=== Exercise requirements ===
Every line of the listing must be reproduced as it stands. Leave the images behind.

--- Material for the task ---

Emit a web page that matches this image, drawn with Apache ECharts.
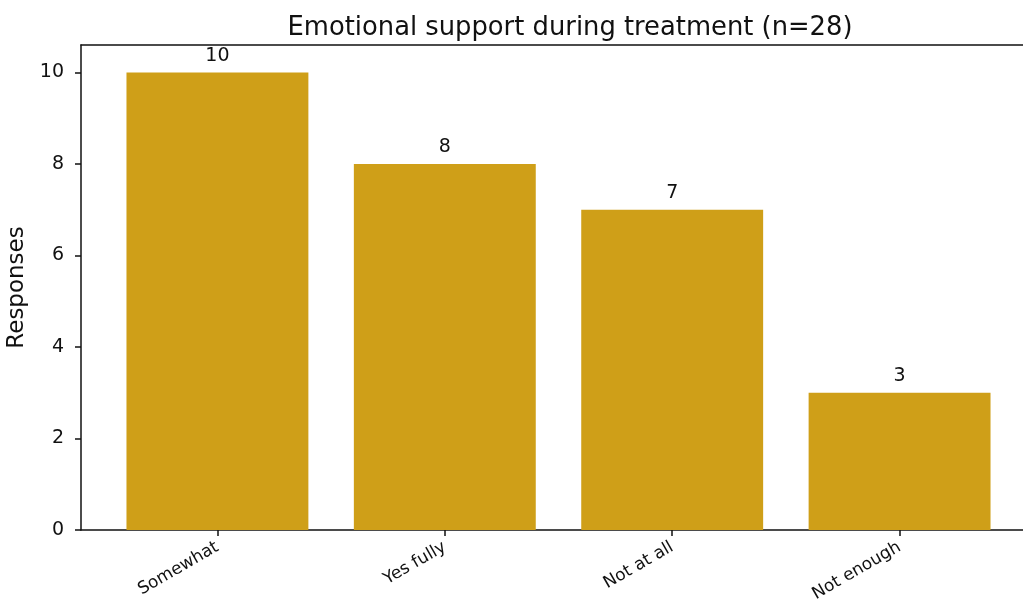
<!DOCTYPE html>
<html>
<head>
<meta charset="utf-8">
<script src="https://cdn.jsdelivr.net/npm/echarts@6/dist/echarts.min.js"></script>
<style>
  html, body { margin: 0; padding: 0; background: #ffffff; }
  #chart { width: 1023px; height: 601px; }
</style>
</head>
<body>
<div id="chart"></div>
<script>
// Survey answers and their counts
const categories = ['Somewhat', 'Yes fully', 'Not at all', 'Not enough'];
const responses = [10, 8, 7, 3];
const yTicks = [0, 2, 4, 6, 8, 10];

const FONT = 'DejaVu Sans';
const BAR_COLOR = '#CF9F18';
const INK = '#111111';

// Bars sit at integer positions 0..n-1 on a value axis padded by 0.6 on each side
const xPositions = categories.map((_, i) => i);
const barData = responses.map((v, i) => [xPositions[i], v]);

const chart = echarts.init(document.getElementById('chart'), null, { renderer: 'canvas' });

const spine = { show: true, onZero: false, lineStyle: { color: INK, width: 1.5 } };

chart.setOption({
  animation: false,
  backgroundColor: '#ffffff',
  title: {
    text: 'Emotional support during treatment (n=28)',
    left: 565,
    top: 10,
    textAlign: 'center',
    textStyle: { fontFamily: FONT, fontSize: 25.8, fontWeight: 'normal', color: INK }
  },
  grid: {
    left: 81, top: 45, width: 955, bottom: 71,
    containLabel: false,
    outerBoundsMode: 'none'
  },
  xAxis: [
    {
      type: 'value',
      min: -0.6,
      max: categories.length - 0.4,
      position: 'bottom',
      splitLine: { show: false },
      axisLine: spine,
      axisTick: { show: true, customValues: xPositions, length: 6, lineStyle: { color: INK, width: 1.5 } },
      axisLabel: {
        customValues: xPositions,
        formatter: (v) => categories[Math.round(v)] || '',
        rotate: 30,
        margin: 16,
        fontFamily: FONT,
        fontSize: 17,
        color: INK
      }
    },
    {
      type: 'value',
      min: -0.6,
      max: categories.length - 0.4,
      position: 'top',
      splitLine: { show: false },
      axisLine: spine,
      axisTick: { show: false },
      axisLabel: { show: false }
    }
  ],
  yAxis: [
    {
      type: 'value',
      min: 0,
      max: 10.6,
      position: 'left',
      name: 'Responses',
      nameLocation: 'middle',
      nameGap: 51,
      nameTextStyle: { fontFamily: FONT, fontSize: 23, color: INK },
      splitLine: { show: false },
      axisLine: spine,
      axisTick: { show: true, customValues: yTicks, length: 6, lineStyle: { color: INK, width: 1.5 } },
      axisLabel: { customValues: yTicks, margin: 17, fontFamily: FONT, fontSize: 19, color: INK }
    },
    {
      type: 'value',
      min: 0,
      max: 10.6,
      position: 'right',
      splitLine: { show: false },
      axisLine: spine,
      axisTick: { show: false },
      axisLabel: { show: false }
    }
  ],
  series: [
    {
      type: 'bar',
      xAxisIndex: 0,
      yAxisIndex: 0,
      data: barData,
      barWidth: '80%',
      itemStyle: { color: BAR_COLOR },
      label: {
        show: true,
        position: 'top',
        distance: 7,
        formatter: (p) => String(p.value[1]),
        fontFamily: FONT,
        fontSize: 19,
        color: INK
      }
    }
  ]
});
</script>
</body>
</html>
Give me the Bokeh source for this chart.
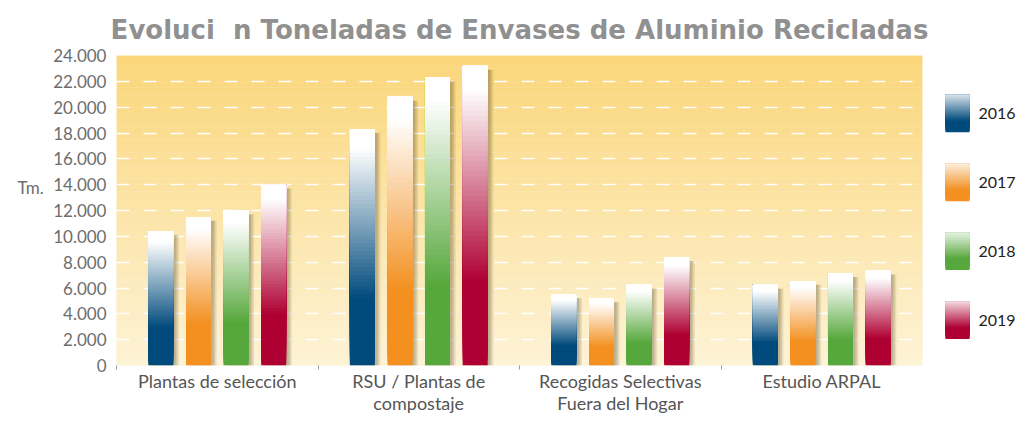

---

=== Correct result ===
Emit a web page that matches this image, drawn with Apache ECharts.
<!DOCTYPE html>
<html>
<head>
<meta charset="utf-8">
<script src="https://cdn.jsdelivr.net/npm/echarts@6/dist/echarts.min.js"></script>
<style>
  html, body { margin: 0; padding: 0; background: #ffffff; }
  #chart { width: 1023px; height: 601px; }
</style>
</head>
<body>
<div id="chart"></div>
<script>
// Survey answers and their counts
const categories = ['Somewhat', 'Yes fully', 'Not at all', 'Not enough'];
const responses = [10, 8, 7, 3];
const yTicks = [0, 2, 4, 6, 8, 10];

const FONT = 'DejaVu Sans';
const BAR_COLOR = '#CF9F18';
const INK = '#111111';

// Bars sit at integer positions 0..n-1 on a value axis padded by 0.6 on each side
const xPositions = categories.map((_, i) => i);
const barData = responses.map((v, i) => [xPositions[i], v]);

const chart = echarts.init(document.getElementById('chart'), null, { renderer: 'canvas' });

const spine = { show: true, onZero: false, lineStyle: { color: INK, width: 1.5 } };

chart.setOption({
  animation: false,
  backgroundColor: '#ffffff',
  title: {
    text: 'Emotional support during treatment (n=28)',
    left: 565,
    top: 10,
    textAlign: 'center',
    textStyle: { fontFamily: FONT, fontSize: 25.8, fontWeight: 'normal', color: INK }
  },
  grid: {
    left: 81, top: 45, width: 955, bottom: 71,
    containLabel: false,
    outerBoundsMode: 'none'
  },
  xAxis: [
    {
      type: 'value',
      min: -0.6,
      max: categories.length - 0.4,
      position: 'bottom',
      splitLine: { show: false },
      axisLine: spine,
      axisTick: { show: true, customValues: xPositions, length: 6, lineStyle: { color: INK, width: 1.5 } },
      axisLabel: {
        customValues: xPositions,
        formatter: (v) => categories[Math.round(v)] || '',
        rotate: 30,
        margin: 16,
        fontFamily: FONT,
        fontSize: 17,
        color: INK
      }
    },
    {
      type: 'value',
      min: -0.6,
      max: categories.length - 0.4,
      position: 'top',
      splitLine: { show: false },
      axisLine: spine,
      axisTick: { show: false },
      axisLabel: { show: false }
    }
  ],
  yAxis: [
    {
      type: 'value',
      min: 0,
      max: 10.6,
      position: 'left',
      name: 'Responses',
      nameLocation: 'middle',
      nameGap: 51,
      nameTextStyle: { fontFamily: FONT, fontSize: 23, color: INK },
      splitLine: { show: false },
      axisLine: spine,
      axisTick: { show: true, customValues: yTicks, length: 6, lineStyle: { color: INK, width: 1.5 } },
      axisLabel: { customValues: yTicks, margin: 17, fontFamily: FONT, fontSize: 19, color: INK }
    },
    {
      type: 'value',
      min: 0,
      max: 10.6,
      position: 'right',
      splitLine: { show: false },
      axisLine: spine,
      axisTick: { show: false },
      axisLabel: { show: false }
    }
  ],
  series: [
    {
      type: 'bar',
      xAxisIndex: 0,
      yAxisIndex: 0,
      data: barData,
      barWidth: '80%',
      itemStyle: { color: BAR_COLOR },
      label: {
        show: true,
        position: 'top',
        distance: 7,
        formatter: (p) => String(p.value[1]),
        fontFamily: FONT,
        fontSize: 19,
        color: INK
      }
    }
  ]
});
</script>
</body>
</html>
Give me the Bokeh source for this chart.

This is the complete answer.